■ EXERCISE GOAL:
Exact reproduction is required for the lines bounded by the one containing "What matplotlib code" and the one containing "plt.rcParams['font.family'] = 'STIXGeneral'", both bounds included. Print them without any pictures.
============
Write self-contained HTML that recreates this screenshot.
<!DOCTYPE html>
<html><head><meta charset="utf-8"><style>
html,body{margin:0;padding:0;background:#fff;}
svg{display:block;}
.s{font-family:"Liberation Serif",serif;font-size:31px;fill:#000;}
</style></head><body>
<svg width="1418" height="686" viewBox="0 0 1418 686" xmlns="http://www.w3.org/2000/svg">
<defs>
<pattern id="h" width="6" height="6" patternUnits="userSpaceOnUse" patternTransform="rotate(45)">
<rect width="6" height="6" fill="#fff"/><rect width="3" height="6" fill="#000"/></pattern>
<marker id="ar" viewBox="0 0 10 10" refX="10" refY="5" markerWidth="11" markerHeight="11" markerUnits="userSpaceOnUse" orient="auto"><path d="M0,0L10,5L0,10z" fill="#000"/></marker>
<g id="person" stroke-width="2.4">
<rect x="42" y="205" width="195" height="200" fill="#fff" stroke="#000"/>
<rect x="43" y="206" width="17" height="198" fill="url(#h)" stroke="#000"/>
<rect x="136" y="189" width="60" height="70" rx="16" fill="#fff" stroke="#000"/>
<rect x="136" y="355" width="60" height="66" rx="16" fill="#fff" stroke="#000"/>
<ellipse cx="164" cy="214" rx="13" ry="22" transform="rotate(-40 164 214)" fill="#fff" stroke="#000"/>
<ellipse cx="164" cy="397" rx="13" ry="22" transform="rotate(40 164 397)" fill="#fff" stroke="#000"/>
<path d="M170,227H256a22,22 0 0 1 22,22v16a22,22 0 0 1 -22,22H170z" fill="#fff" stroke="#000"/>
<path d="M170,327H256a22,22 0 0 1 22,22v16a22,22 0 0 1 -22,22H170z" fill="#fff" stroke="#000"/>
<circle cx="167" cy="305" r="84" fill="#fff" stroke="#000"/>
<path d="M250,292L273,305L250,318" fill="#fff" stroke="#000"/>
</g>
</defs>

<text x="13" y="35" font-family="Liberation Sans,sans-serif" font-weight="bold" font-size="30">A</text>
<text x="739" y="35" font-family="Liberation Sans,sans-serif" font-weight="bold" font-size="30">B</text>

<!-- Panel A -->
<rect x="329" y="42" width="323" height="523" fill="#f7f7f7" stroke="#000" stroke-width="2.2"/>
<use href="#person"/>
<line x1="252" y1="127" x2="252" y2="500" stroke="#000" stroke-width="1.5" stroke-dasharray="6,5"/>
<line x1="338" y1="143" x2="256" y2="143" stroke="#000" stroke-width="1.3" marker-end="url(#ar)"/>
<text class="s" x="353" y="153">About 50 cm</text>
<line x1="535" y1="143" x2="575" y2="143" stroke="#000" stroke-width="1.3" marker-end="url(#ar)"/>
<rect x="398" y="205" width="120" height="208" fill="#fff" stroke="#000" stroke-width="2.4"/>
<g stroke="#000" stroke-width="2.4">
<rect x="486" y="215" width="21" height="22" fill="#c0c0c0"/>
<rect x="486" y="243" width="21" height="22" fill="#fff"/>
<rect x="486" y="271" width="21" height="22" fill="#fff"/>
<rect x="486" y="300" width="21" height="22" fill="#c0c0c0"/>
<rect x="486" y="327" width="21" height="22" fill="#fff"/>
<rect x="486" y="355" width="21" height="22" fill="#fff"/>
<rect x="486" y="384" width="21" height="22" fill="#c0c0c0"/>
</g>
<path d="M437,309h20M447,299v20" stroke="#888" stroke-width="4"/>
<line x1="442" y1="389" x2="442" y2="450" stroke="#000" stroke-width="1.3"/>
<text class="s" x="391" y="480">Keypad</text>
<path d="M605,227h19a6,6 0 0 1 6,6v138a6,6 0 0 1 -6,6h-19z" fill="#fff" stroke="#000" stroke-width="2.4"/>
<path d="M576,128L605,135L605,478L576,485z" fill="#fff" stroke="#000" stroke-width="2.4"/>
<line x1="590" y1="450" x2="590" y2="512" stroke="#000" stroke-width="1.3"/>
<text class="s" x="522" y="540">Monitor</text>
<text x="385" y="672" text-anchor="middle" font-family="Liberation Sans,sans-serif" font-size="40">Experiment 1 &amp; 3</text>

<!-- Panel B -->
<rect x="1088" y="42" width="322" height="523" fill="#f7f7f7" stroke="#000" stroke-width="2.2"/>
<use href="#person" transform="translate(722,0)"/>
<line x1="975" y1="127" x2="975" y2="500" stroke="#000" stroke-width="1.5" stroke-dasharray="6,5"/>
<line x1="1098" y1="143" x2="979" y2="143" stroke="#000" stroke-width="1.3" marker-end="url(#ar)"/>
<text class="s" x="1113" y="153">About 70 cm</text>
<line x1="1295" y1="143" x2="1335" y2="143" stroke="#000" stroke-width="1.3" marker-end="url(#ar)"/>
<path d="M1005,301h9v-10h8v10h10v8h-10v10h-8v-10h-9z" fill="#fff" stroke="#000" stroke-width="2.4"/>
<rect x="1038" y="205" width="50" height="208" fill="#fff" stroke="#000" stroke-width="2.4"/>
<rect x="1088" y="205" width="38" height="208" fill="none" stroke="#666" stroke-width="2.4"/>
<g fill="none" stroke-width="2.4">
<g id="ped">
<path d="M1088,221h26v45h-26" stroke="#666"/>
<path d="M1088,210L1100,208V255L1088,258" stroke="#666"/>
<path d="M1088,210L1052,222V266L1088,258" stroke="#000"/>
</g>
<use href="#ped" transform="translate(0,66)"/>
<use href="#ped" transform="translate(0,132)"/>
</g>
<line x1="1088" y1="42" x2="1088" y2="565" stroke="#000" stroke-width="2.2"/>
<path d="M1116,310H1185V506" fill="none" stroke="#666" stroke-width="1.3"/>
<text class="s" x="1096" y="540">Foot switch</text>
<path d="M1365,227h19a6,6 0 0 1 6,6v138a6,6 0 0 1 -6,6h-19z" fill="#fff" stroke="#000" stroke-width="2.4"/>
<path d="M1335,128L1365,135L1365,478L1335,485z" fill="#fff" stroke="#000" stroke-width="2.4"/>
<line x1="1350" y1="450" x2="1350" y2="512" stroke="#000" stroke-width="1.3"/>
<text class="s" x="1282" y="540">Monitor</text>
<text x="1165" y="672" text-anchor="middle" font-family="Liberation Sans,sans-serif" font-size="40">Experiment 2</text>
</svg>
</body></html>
============
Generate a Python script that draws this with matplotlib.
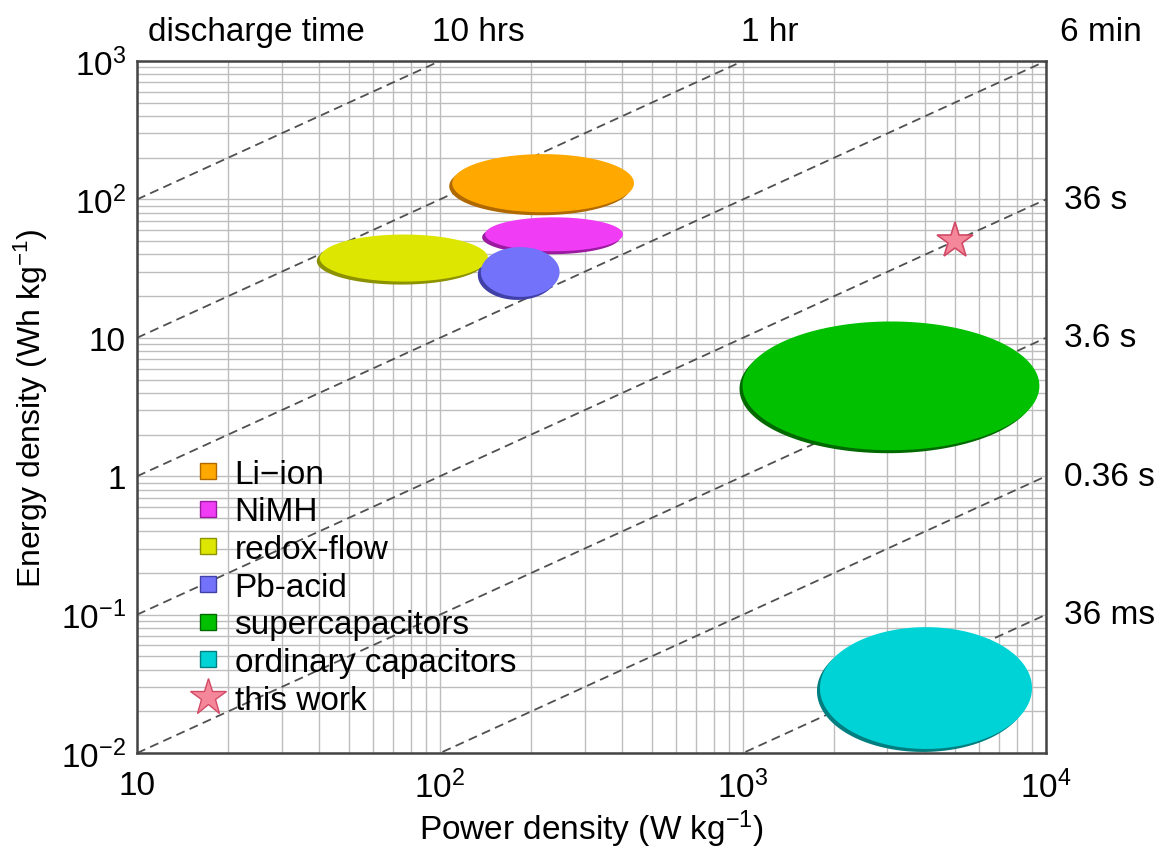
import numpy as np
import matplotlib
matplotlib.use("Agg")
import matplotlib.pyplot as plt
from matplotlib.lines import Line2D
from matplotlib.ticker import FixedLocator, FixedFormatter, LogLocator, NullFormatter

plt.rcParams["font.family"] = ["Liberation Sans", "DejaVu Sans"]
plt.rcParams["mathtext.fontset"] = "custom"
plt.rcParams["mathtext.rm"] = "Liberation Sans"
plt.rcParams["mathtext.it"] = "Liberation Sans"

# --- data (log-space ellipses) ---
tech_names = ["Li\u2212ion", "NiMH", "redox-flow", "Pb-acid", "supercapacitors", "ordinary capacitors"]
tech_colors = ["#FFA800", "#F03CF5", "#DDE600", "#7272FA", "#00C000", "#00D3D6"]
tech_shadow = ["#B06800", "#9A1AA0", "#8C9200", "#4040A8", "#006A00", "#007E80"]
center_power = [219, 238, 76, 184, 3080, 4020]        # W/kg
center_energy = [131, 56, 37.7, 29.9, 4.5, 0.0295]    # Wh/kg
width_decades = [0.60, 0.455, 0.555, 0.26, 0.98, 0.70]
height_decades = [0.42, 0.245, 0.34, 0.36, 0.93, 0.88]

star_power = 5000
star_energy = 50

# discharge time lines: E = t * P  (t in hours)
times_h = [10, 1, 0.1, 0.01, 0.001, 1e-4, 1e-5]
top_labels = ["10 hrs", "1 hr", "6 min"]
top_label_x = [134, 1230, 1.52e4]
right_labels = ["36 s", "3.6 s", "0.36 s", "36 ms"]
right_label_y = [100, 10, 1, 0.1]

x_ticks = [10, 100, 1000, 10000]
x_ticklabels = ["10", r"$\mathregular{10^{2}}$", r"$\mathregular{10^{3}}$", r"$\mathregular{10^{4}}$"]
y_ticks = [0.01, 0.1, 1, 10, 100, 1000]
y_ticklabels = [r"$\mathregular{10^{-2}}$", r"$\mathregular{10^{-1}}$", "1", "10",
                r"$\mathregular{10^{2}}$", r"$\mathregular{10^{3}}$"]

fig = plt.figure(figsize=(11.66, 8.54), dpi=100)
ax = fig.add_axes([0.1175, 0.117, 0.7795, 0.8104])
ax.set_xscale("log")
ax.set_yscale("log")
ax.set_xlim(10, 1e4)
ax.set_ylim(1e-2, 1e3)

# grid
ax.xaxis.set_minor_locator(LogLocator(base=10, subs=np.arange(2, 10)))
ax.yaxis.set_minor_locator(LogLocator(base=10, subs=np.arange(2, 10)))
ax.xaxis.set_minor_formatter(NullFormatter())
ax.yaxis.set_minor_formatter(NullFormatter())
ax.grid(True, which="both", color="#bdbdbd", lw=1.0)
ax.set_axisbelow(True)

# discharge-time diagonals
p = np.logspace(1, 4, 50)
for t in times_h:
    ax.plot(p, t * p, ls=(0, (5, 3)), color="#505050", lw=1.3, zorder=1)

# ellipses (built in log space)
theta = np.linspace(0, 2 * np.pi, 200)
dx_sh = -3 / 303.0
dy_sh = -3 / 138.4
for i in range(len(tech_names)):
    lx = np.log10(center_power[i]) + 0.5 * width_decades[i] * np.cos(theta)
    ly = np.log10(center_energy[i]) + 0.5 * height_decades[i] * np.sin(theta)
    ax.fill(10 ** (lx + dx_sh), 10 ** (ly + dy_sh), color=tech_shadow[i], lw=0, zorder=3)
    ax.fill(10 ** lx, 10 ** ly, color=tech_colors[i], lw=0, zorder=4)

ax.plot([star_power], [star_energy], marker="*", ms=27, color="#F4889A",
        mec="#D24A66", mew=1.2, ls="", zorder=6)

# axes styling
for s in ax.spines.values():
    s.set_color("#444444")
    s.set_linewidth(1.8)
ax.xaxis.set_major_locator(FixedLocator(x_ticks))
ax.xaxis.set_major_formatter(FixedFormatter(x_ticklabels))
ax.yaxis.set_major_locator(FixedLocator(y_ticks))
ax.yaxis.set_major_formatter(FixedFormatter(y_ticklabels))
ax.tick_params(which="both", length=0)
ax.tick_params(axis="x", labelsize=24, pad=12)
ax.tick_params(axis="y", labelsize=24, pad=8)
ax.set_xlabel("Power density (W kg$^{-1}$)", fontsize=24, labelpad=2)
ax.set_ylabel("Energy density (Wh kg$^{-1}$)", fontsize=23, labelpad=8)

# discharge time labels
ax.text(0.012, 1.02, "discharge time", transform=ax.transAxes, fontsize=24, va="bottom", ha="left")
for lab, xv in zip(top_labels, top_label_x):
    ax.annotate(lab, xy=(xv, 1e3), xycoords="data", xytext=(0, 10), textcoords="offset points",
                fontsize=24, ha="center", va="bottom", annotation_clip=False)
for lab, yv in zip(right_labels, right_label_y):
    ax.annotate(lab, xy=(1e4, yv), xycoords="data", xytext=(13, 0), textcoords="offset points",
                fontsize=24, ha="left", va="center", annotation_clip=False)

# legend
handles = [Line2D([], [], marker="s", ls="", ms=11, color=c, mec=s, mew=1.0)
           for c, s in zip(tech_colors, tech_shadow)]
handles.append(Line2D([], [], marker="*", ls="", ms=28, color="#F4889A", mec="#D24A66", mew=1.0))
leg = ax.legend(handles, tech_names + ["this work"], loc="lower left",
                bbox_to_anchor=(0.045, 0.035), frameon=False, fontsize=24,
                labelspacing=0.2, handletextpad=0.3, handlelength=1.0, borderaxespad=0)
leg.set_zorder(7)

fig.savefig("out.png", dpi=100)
============
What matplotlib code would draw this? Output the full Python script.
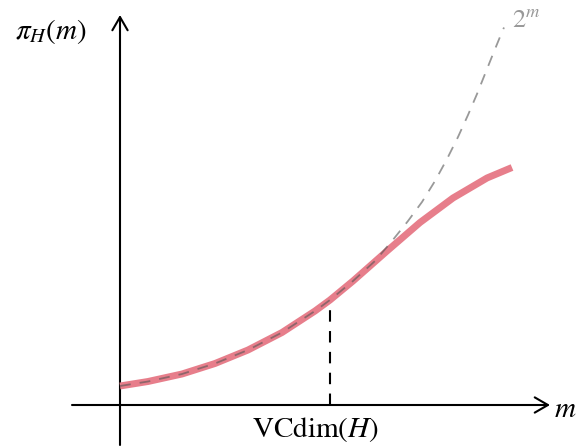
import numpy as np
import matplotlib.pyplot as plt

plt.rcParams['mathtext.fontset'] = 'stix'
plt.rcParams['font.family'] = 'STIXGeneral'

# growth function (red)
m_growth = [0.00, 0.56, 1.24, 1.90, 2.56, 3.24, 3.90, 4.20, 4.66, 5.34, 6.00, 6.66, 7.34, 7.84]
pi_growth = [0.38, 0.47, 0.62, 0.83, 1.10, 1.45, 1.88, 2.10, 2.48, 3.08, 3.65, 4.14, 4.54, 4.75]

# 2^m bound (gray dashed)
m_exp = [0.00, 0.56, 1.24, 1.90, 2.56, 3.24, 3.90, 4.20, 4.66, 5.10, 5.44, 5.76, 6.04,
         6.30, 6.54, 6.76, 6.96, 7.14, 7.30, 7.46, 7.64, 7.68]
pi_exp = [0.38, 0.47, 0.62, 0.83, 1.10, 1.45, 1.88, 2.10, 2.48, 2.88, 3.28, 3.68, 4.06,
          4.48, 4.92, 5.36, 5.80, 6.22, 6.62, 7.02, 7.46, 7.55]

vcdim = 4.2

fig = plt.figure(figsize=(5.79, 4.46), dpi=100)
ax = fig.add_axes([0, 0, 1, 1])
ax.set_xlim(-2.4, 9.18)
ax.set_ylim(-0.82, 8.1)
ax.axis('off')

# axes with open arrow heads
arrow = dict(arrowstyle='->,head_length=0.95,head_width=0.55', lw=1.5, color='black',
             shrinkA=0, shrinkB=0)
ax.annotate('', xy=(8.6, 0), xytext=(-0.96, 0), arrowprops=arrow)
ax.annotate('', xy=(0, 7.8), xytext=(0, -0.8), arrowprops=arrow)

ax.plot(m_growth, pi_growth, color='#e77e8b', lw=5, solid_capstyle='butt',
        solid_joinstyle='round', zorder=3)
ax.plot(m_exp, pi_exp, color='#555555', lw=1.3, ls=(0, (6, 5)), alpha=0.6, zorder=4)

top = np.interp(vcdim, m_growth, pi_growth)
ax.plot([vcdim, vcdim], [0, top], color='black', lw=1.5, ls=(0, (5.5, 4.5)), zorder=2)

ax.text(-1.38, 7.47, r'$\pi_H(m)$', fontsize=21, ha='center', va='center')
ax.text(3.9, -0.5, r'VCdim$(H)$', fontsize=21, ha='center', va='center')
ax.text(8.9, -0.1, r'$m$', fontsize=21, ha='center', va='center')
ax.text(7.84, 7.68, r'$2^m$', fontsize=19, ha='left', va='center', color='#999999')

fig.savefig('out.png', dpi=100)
============
■ SOLUTION TO THE PROBLEM:
What matplotlib code would draw this? Output the full Python script.
import numpy as np
import matplotlib.pyplot as plt

plt.rcParams['mathtext.fontset'] = 'stix'
plt.rcParams['font.family'] = 'STIXGeneral'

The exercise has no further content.